Media like television are entertainment and big business, but they are also about tapping into a broader emotional zeitgeist, about turning what we believe into something aspirational, allowing us to reaffirm the values we already have. Advertisers do the same thing, which means Mad Men’s content and storyline function as an interesting commentary on the role played by the show itself. That kind of meta-narrative, the rich opportunities for analysis and debate, are my favorite part of the show. For a taste, check out the opening episode of Season 2, here.
So a few weeks ago, McDonald’s joined the legions of companies who’ve used user-generated content to create advertising campaigns. Sometimes, it’s a disaster because users submit videos making fun of your product and the company gets bad press for censoring those clips out. Sometimes, it’s a flop, because all the ads toe the company line but, for lack of a more technical term, suck: they aren’t funny, they’re badly produced etc. What’s a brand to do?
Along with a colleague, I wrote an article offering some advice on this subject last summer, but none of the user-generation attempts I’ve seen since have taken that advice to heart. The McDonalds contest, however, might reflect a change.

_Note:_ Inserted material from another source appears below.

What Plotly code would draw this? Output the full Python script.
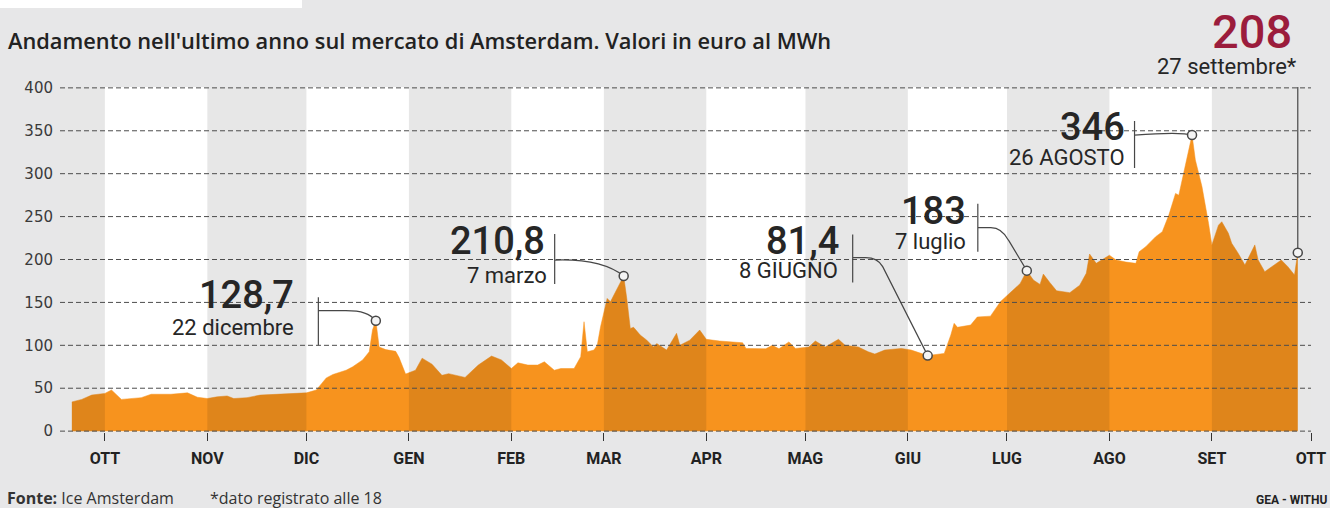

See, company judges just announced five finalists and oddly, one of them is a man who tried to job a Mickey D’s in his teenage years. According to TechCrunch, this is a sign that the idiots at McDonald’s don’t know to run a Google background check. But in fact, I think it’s a sign that McDonald’s understands Web 2.0 branding. People are saying things about you–good and bad–all over the Web anyway; so why not bring your “enemies” inside, where you can counter the attacks. Moreover, the ad in question isn’t critical of McDonald’s so it’s the company’s way of saying that even if you hated us at 14, you might come ’round. I gotta admit, I think it’s pretty coy.